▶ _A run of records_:
++++++++

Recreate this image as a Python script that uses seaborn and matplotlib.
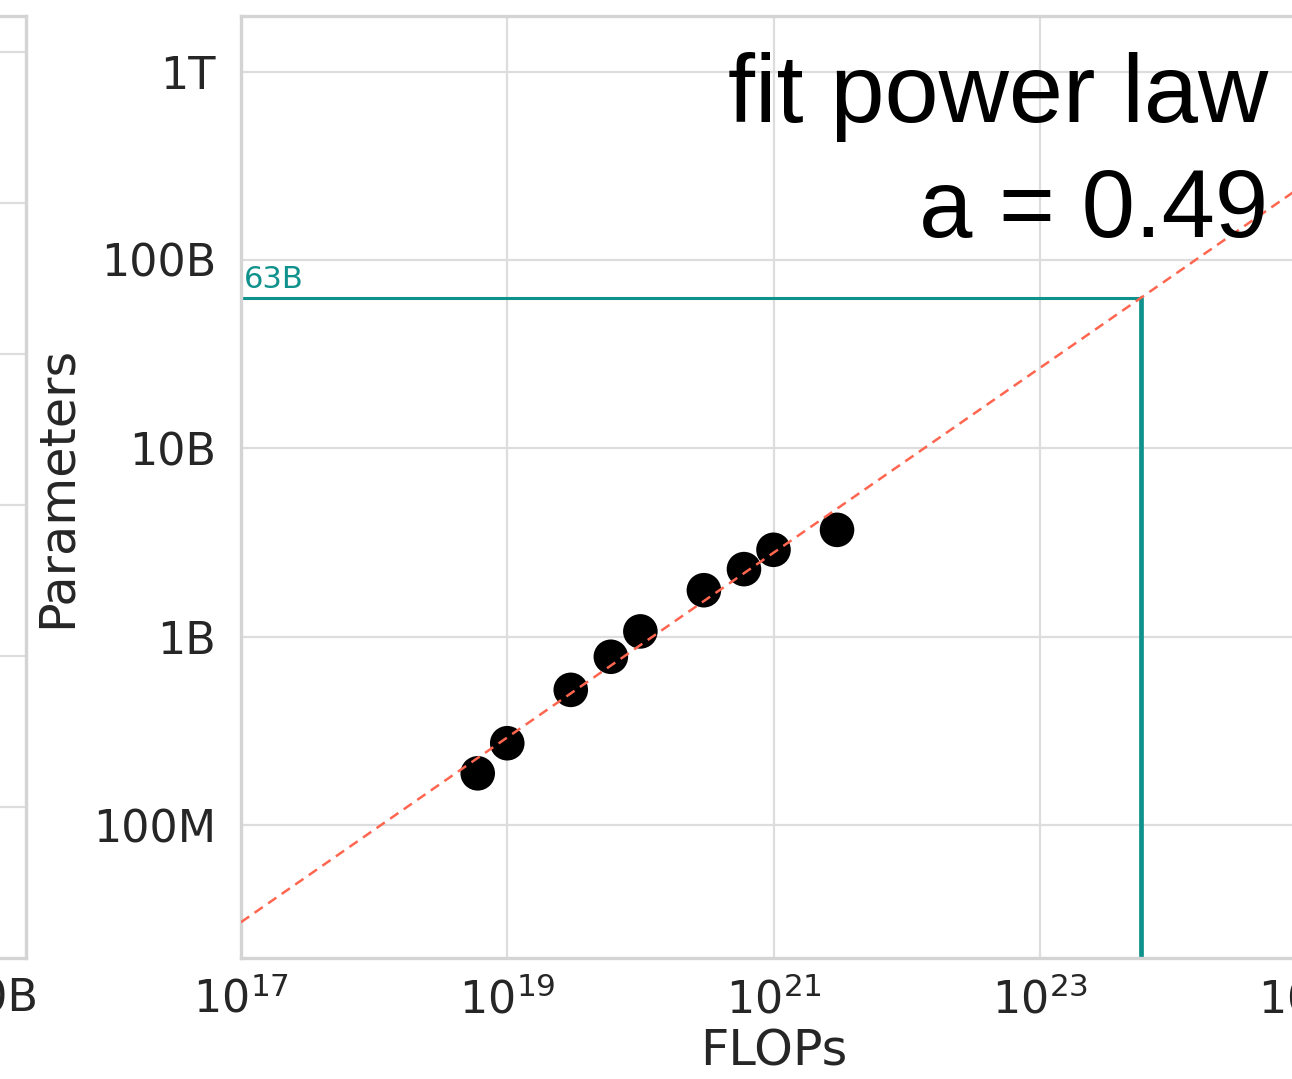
import numpy as np
import pandas as pd
import matplotlib
matplotlib.use("Agg")
import matplotlib.pyplot as plt
from matplotlib.ticker import FixedLocator, NullLocator
import seaborn as sns

# ---- data ----
flops = [6e18, 1e19, 3e19, 6e19, 1e20, 3e20, 6e20, 1e21, 3e21]
params = [1.89e8, 2.73e8, 5.24e8, 7.85e8, 1.07e9, 1.77e9, 2.29e9, 2.9e9, 3.7e9]

fit_exponent = 0.49          # a
target_flops = 5.76e23       # compute budget marked by the teal lines
target_params = 63e9         # "63B"
fit_flops_range = [1e17, 1e25]

x_ticks = [1e17, 1e19, 1e21, 1e23, 1e25]
y_ticks = [1e8, 1e9, 1e10, 1e11, 1e12]
y_tick_labels = ["100M", "1B", "10B", "100B", "1T"]

# partially visible neighbouring panel (left edge of the crop)
left_x_ticks = [1e8, 1e9, 1e10]
left_x_labels = ["100M", "1B", "10B"]
left_y_ticks = [1, 2, 3, 4, 5, 6]

# ---- style ----
sns.set_theme(style="whitegrid")
plt.rcParams["font.family"] = ["DejaVu Sans"]
plt.rcParams["mathtext.fontset"] = "dejavusans"

TXT = "#262626"
GRID = "#dddddd"
SPINE = "#d4d4d4"
TEAL = "#0f918c"
RED = "#ff6650"

W, H = 1292, 1079
fig = plt.figure(figsize=(W / 100, H / 100), dpi=100)

def px_box(x0, x1, ytop, ybot):
    return [x0 / W, 1 - ybot / H, (x1 - x0) / W, (ybot - ytop) / H]

ax = fig.add_axes(px_box(241, 1306, 16, 958))
axl = fig.add_axes(px_box(-900, 26, 16, 958))

for a in (ax, axl):
    for s in a.spines.values():
        s.set_color(SPINE)
        s.set_linewidth(2.4)
    a.grid(True, color=GRID, linewidth=1.6)
    a.tick_params(length=0, colors=TXT, labelsize=32)

# ---- main panel ----
df = pd.DataFrame({"FLOPs": flops, "Parameters": params})

fit_x = np.array(fit_flops_range)
fit_y = target_params * (fit_x / target_flops) ** fit_exponent
fit_df = pd.DataFrame({"FLOPs": fit_x, "Parameters": fit_y})

ax.set_xscale("log")
ax.set_yscale("log")
ax.set_xlim(fit_flops_range)
ax.set_ylim(1.98e7, 1.97e12)

sns.scatterplot(data=df, x="FLOPs", y="Parameters", ax=ax, s=620,
                color="black", edgecolor="none", zorder=3, legend=False)
sns.lineplot(data=fit_df, x="FLOPs", y="Parameters", ax=ax, color=RED,
             linestyle=(0, (4, 2.6)), linewidth=1.8, zorder=4, legend=False)

ymin = ax.get_ylim()[0]
xmin = ax.get_xlim()[0]
ax.plot([xmin, target_flops], [target_params, target_params],
        color=TEAL, linewidth=2.2, zorder=2)
ax.plot([target_flops, target_flops], [ymin, target_params],
        color=TEAL, linewidth=3.4, zorder=2)
ax.annotate("63B", xy=(xmin, target_params), xytext=(2, 3),
            textcoords="offset points", color=TEAL, fontsize=22,
            ha="left", va="bottom")

ax.xaxis.set_major_locator(FixedLocator(x_ticks))
ax.xaxis.set_minor_locator(NullLocator())
ax.yaxis.set_major_locator(FixedLocator(y_ticks))
ax.yaxis.set_minor_locator(NullLocator())
ax.set_yticklabels(y_tick_labels)
ax.tick_params(axis="y", pad=18)
ax.tick_params(axis="x", pad=14)
ax.set_xlabel("FLOPs", fontsize=35.5, color=TXT, labelpad=4)
ax.set_ylabel("Parameters", fontsize=35.5, color=TXT, labelpad=9)

# ---- neighbouring panel (mostly outside the crop) ----
axl.set_xscale("log")
axl.set_xlim(1.04e7, 1.27e10)
axl.set_ylim(0, 6.24)
axl.xaxis.set_major_locator(FixedLocator(left_x_ticks))
axl.xaxis.set_minor_locator(NullLocator())
axl.set_xticklabels(left_x_labels)
axl.set_yticks(left_y_ticks)
axl.grid(False, axis="x")
axl.tick_params(axis="x", pad=14)

# ---- annotation ----
fig.text(1268 / W, 1 - 122 / H, "fit power law", ha="right", va="baseline",
         fontsize=70, color="black", family=["Liberation Sans", "DejaVu Sans"])
fig.text(1268 / W, 1 - 237 / H, "a = 0.49", ha="right", va="baseline",
         fontsize=69, color="black", family=["Liberation Sans", "DejaVu Sans"])

fig.savefig("out.png", dpi=100)
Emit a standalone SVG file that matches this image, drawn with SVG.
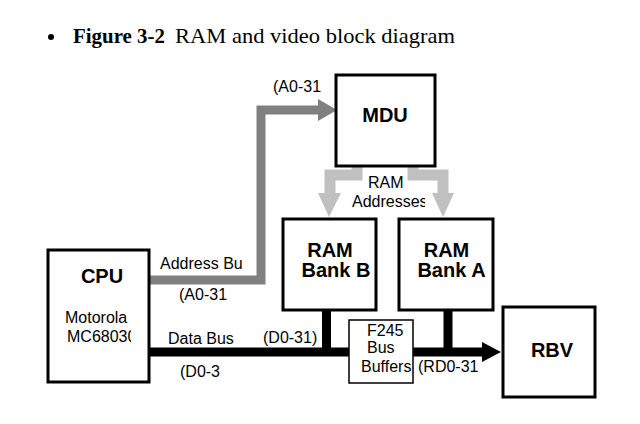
<svg xmlns="http://www.w3.org/2000/svg" width="640" height="424" viewBox="0 0 640 424">
<style>
.box{fill:#fff;stroke:#000;stroke-width:3}
.thin{fill:#fff;stroke:#000;stroke-width:1.5}
.t{font-family:"Liberation Sans",Arial,sans-serif;font-size:16px;fill:#000}
.b{font-family:"Liberation Sans",Arial,sans-serif;font-weight:bold;font-size:20px;fill:#000;text-anchor:middle}
.title{font-family:"Liberation Serif","Times New Roman",serif;font-size:21px;fill:#000}
</style>
<defs>
<clipPath id="cpuclip"><rect x="50" y="252" width="81" height="128"/></clipPath>
<clipPath id="addrclip"><rect x="340" y="180" width="85" height="35"/></clipPath>
<clipPath id="dclip"><rect x="170" y="360" width="51" height="25"/></clipPath>
</defs>
<rect width="640" height="424" fill="#fff"/>
<g id="title">
<circle cx="51" cy="37" r="3" fill="#000"/>
<text class="title" x="73" y="43" font-weight="bold" textLength="92" lengthAdjust="spacingAndGlyphs">Figure 3-2</text>
<text class="title" x="175" y="43" textLength="280" lengthAdjust="spacingAndGlyphs">RAM and video block diagram</text>
</g>
<g id="connectors">
<path d="M149,280 H261 V110 H319" fill="none" stroke="#808080" stroke-width="9"/>
<polygon points="318,99 337,110 318,121" fill="#808080"/>
<path d="M357,166 V175 H330 V194" fill="none" stroke="#c0c0c0" stroke-width="11"/>
<polygon points="318,193 341,193 329,217" fill="#c0c0c0"/>
<path d="M413,166 V175 H443 V194" fill="none" stroke="#c0c0c0" stroke-width="11"/>
<polygon points="432,193 454,193 443,217" fill="#c0c0c0"/>
<path d="M149,352 H349" fill="none" stroke="#000" stroke-width="9"/>
<path d="M413,352 H483" fill="none" stroke="#000" stroke-width="9"/>
<polygon points="482,342 501,352 482,362" fill="#000"/>
<path d="M326.5,310 V352" fill="none" stroke="#000" stroke-width="9"/>
<path d="M448,310 V352" fill="none" stroke="#000" stroke-width="9"/>
<text class="t" x="273" y="92">(A0-31</text>
<text class="t" x="160" y="269">Address Bu</text>
<text class="t" x="179" y="300">(A0-31</text>
<text class="t" x="168" y="344">Data Bus</text>
<text class="t" x="180" y="377" clip-path="url(#dclip)">(D0-31</text>
<text class="t" x="263" y="343">(D0-31)</text>
<text class="t" x="368" y="188">RAM</text>
<text class="t" x="352" y="207" clip-path="url(#addrclip)">Addresses</text>
<text class="t" x="418" y="372">(RD0-31</text>
</g>
<g id="cpu">
<rect class="box" x="48" y="250" width="101" height="132"/>
<text class="b" x="102" y="283" font-size="23">CPU</text>
<text class="t" x="65" y="323">Motorola</text>
<text class="t" x="67" y="342" clip-path="url(#cpuclip)">MC68030</text>
</g>
<g id="mdu">
<rect class="box" x="336" y="75" width="99" height="91"/>
<text class="b" x="385" y="122">MDU</text>
</g>
<g id="bankB">
<rect class="box" x="283" y="219" width="93" height="91"/>
<text class="b" x="330" y="257">RAM</text>
<text class="b" x="336" y="277">Bank B</text>
</g>
<g id="bankA">
<rect class="box" x="399" y="219" width="94" height="91"/>
<text class="b" x="446.5" y="257">RAM</text>
<text class="b" x="451.5" y="277">Bank A</text>
</g>
<g id="f245">
<rect class="thin" x="349" y="320" width="64" height="63"/>
<text class="t" x="367" y="336">F245</text>
<text class="t" x="367" y="353">Bus</text>
<text class="t" x="361" y="372">Buffers</text>
</g>
<g id="rbv">
<rect class="box" x="503" y="307" width="92" height="90"/>
<text class="b" x="552" y="357">RBV</text>
</g>
</svg>
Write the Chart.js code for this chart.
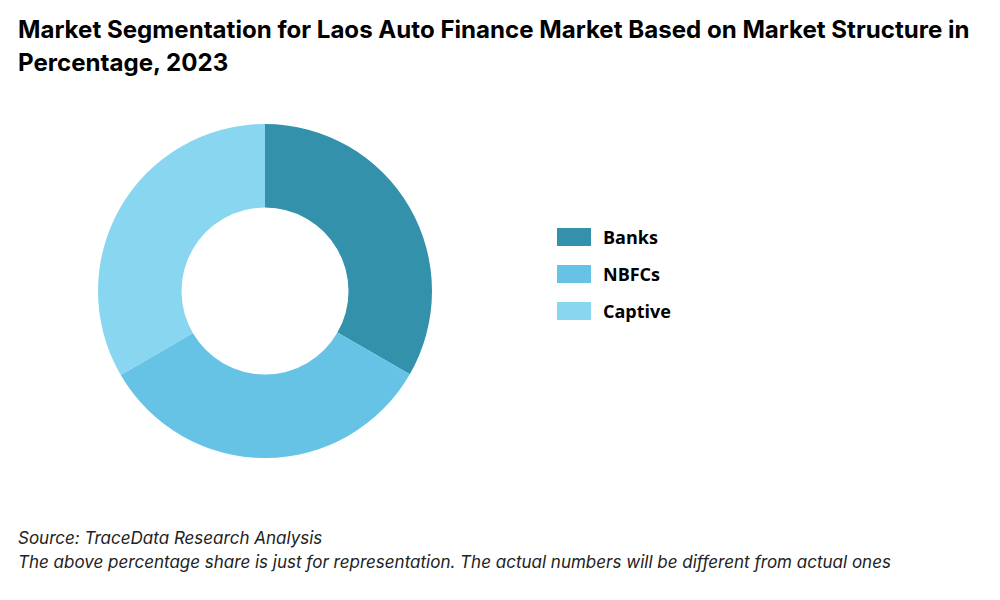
<!DOCTYPE html>
<html>
<head>
<meta charset="utf-8">
<script src="https://cdn.jsdelivr.net/npm/chart.js@4"></script>
<style>
body { margin: 0; width: 1000px; height: 600px; background: #fff; font-family: Inter, sans-serif; position: relative; overflow: hidden; }
#title { position: absolute; left: 18px; top: 13px; width: 978px; font-size: 24.1px; font-weight: 700; line-height: 33px; color: #000; }
#wrap { position: absolute; left: 98px; top: 124px; width: 334px; height: 334px; }
#legend { position: absolute; left: 557px; top: 218px; font-family: "Open Sans", sans-serif; font-weight: 700; font-size: 18px; }
.item { display: flex; align-items: center; height: 37px; }
.sw { width: 34px; height: 18px; margin-right: 12px; }
#foot { position: absolute; left: 18px; top: 526px; font-size: 17px; font-style: italic; line-height: 24px; color: #222; }
</style>
</head>
<body>
<div id="title">Market Segmentation for Laos Auto Finance Market Based on Market Structure in Percentage, 2023</div>
<div id="wrap"><canvas id="chart"></canvas></div>
<div id="legend"></div>
<div id="foot">Source: TraceData Research Analysis<br>The above percentage share is just for representation. The actual numbers will be different from actual ones</div>
<script>
const labels = ["Banks", "NBFCs", "Captive"];
const shares = [33.3, 33.3, 33.4];
const colors = ["#3391AB", "#66C3E6", "#88D6F0"];

new Chart(document.getElementById("chart"), {
    type: "doughnut",
    data: {
        labels: labels,
        datasets: [{ data: shares, backgroundColor: colors, borderWidth: 0 }]
    },
    options: {
        responsive: true,
        maintainAspectRatio: false,
        animation: false,
        cutout: "50%",
        plugins: { legend: { display: false }, tooltip: { enabled: false } }
    }
});

const legend = document.getElementById("legend");
labels.forEach((l, i) => {
    legend.innerHTML += `<div class="item"><div class="sw" style="background:${colors[i]}"></div>${l}</div>`;
});
</script>
</body>
</html>
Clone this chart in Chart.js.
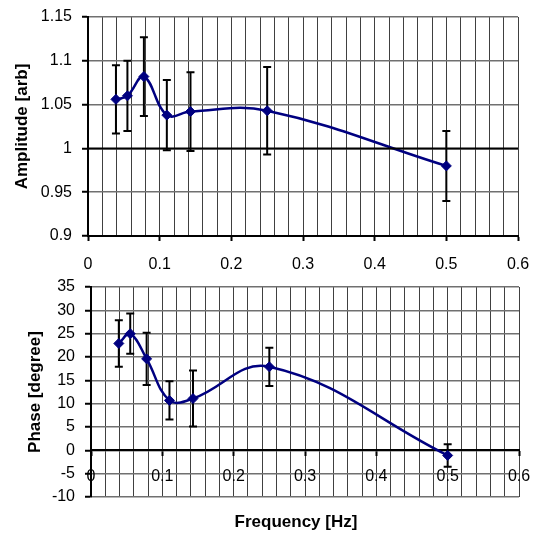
<!DOCTYPE html>
<html>
<head>
<meta charset="utf-8">
<script src="https://cdn.jsdelivr.net/npm/chart.js@4.4.0/dist/chart.umd.min.js"></script>
<style>
  body { margin: 0; background: #fff; }
  canvas { display: block; }
</style>
</head>
<body>
<canvas id="ampChart" width="538" height="270"></canvas>
<canvas id="phaseChart" width="538" height="265"></canvas>
<script>
// Fréquences mesurées (Hz)
const freq = [0.039, 0.055, 0.078, 0.11, 0.143, 0.25, 0.5];
// Amplitude et barres d'erreur
const amp = [1.056, 1.060, 1.082, 1.038, 1.042, 1.043, 0.980];
const ampErr = [0.039, 0.040, 0.045, 0.040, 0.045, 0.050, 0.040];
// Phase (degrés) et barres d'erreur
const phase = [22.9, 25.0, 19.6, 10.7, 11.1, 17.9, -1.1];
const phaseErr = [5.0, 4.3, 5.6, 4.1, 6.0, 4.1, 2.4];
// Ligne de référence à 1
const refX = [0, 0.6];
const refY = [1, 1];
// Graduations
const xTickLabels = ['0', '0.1', '0.2', '0.3', '0.4', '0.5', '0.6'];
const ampTicks = [0.9, 0.95, 1, 1.05, 1.1, 1.15];
const phaseTicks = [-10, -5, 0, 5, 10, 15, 20, 25, 30, 35];

const FONT = '"Liberation Sans", Arial, sans-serif';
const NAVY = '#000080';

// Plugin pour dessiner les barres d'erreur via les échelles
const errorBars = {
  id: 'errorBars',
  beforeDatasetsDraw(chart, args, opts) {
    const xs = chart.scales.x, ys = chart.scales.y;
    const ctx = chart.ctx;
    ctx.save();
    ctx.strokeStyle = '#000';
    ctx.lineWidth = 2;
    opts.values.forEach((v, i) => {
      const x = xs.getPixelForValue(freq[i]);
      const yTop = ys.getPixelForValue(v + opts.err[i]);
      const yBot = ys.getPixelForValue(v - opts.err[i]);
      ctx.beginPath();
      ctx.moveTo(x, yTop); ctx.lineTo(x, yBot);
      ctx.moveTo(x - 4, yTop); ctx.lineTo(x + 4, yTop);
      ctx.moveTo(x - 4, yBot); ctx.lineTo(x + 4, yBot);
      ctx.stroke();
    });
    ctx.restore();
  }
};

// Titre de l'axe des fréquences sous le second graphique
const freqLabel = {
  id: 'freqLabel',
  afterDraw(chart) {
    const ctx = chart.ctx;
    ctx.save();
    ctx.font = 'bold 17px ' + FONT;
    ctx.fillStyle = '#000';
    ctx.textAlign = 'center';
    ctx.textBaseline = 'middle';
    ctx.fillText('Frequency [Hz]', 296, 252);
    ctx.restore();
  }
};

function isMajor(v) {
  return Math.abs(v * 10 - Math.round(v * 10)) < 1e-6;
}

function xScale(position, pad) {
  return {
    type: 'linear',
    position: position,
    min: 0,
    max: 0.6,
    // hauteur fixe, et pas de marge ajoutée pour les étiquettes des bords
    afterFit: s => { s.height = 34; s.paddingLeft = 0; s.paddingRight = 0; },
    ticks: {
      stepSize: 0.02,
      autoSkip: false,
      maxRotation: 0,
      padding: pad,
      color: '#000',
      font: { family: FONT, size: 16 },
      callback: v => isMajor(v) ? xTickLabels[Math.round(v * 10)] : ''
    },
    grid: {
      color: '#404040',
      lineWidth: 1,
      tickLength: 5,
      tickColor: c => (c.tick && isMajor(c.tick.value)) ? '#000' : 'rgba(0,0,0,0)',
      tickWidth: 2
    },
    border: { color: '#000', width: 2 }
  };
}

function yScale(title, ticks, width, titlePad) {
  return {
    type: 'linear',
    min: ticks[0],
    max: ticks[ticks.length - 1],
    afterFit: s => { s.width = width; s.paddingTop = 0; s.paddingBottom = 0; },
    afterBuildTicks: s => { s.ticks = ticks.map(v => ({ value: v })); },
    ticks: {
      padding: 10,
      color: '#000',
      font: { family: FONT, size: 16 },
      callback: v => String(v)
    },
    grid: { color: '#707070', lineWidth: 1.5, tickLength: 6, tickColor: '#000', tickWidth: 2 },
    border: { color: '#000', width: 2 },
    title: {
      display: true,
      text: title,
      color: '#000',
      font: { family: FONT, size: 17, weight: 'bold' },
      padding: { top: titlePad, bottom: 0 }
    }
  };
}

function dataset(values) {
  return {
    data: values.map((v, i) => ({ x: freq[i], y: v })),
    borderColor: NAVY,
    backgroundColor: NAVY,
    borderWidth: 2.5,
    pointStyle: 'rectRot',
    pointRadius: 5,
    pointBorderWidth: 1,
    tension: 0.4
  };
}

// Graphique amplitude
new Chart(document.getElementById('ampChart'), {
  type: 'line',
  data: {
    datasets: [
      {
        data: refX.map((x, i) => ({ x: x, y: refY[i] })),
        borderColor: '#000',
        borderWidth: 2,
        pointRadius: 0
      },
      dataset(amp)
    ]
  },
  options: {
    responsive: false,
    animation: false,
    layout: { padding: { left: 0, top: 17, right: 20, bottom: 0 } },
    plugins: {
      legend: { display: false },
      tooltip: { enabled: false },
      errorBars: { values: amp, err: ampErr }
    },
    scales: {
      x: xScale('bottom', 14),
      y: yScale('Amplitude [arb]', ampTicks, 88, 12)
    }
  },
  plugins: [errorBars]
});

// Graphique phase
new Chart(document.getElementById('phaseChart'), {
  type: 'line',
  data: { datasets: [dataset(phase)] },
  options: {
    responsive: false,
    animation: false,
    layout: { padding: { left: 0, top: 17, right: 19, bottom: 38 } },
    plugins: {
      legend: { display: false },
      tooltip: { enabled: false },
      errorBars: { values: phase, err: phaseErr }
    },
    scales: {
      x: xScale({ y: 0 }, 12),
      y: yScale('Phase [degree]', phaseTicks, 91, 25)
    }
  },
  plugins: [errorBars, freqLabel]
});
</script>
</body>
</html>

++++++++

▶ _Directions_: Taking the entries above, extract every line from the one bearing "Clone this chart in Chart.js." through the one bearing "const NAVY = '#000080';", exactly, with no pictures.

▶ _Answer to this problem_:
Clone this chart in Chart.js.
<!DOCTYPE html>
<html>
<head>
<meta charset="utf-8">
<script src="https://cdn.jsdelivr.net/npm/chart.js@4.4.0/dist/chart.umd.min.js"></script>
<style>
  body { margin: 0; background: #fff; }
  canvas { display: block; }
</style>
</head>
<body>
<canvas id="ampChart" width="538" height="270"></canvas>
<canvas id="phaseChart" width="538" height="265"></canvas>
<script>
// Fréquences mesurées (Hz)
const freq = [0.039, 0.055, 0.078, 0.11, 0.143, 0.25, 0.5];
// Amplitude et barres d'erreur
const amp = [1.056, 1.060, 1.082, 1.038, 1.042, 1.043, 0.980];
const ampErr = [0.039, 0.040, 0.045, 0.040, 0.045, 0.050, 0.040];
// Phase (degrés) et barres d'erreur
const phase = [22.9, 25.0, 19.6, 10.7, 11.1, 17.9, -1.1];
const phaseErr = [5.0, 4.3, 5.6, 4.1, 6.0, 4.1, 2.4];
// Ligne de référence à 1
const refX = [0, 0.6];
const refY = [1, 1];
// Graduations
const xTickLabels = ['0', '0.1', '0.2', '0.3', '0.4', '0.5', '0.6'];
const ampTicks = [0.9, 0.95, 1, 1.05, 1.1, 1.15];
const phaseTicks = [-10, -5, 0, 5, 10, 15, 20, 25, 30, 35];

const FONT = '"Liberation Sans", Arial, sans-serif';
const NAVY = '#000080';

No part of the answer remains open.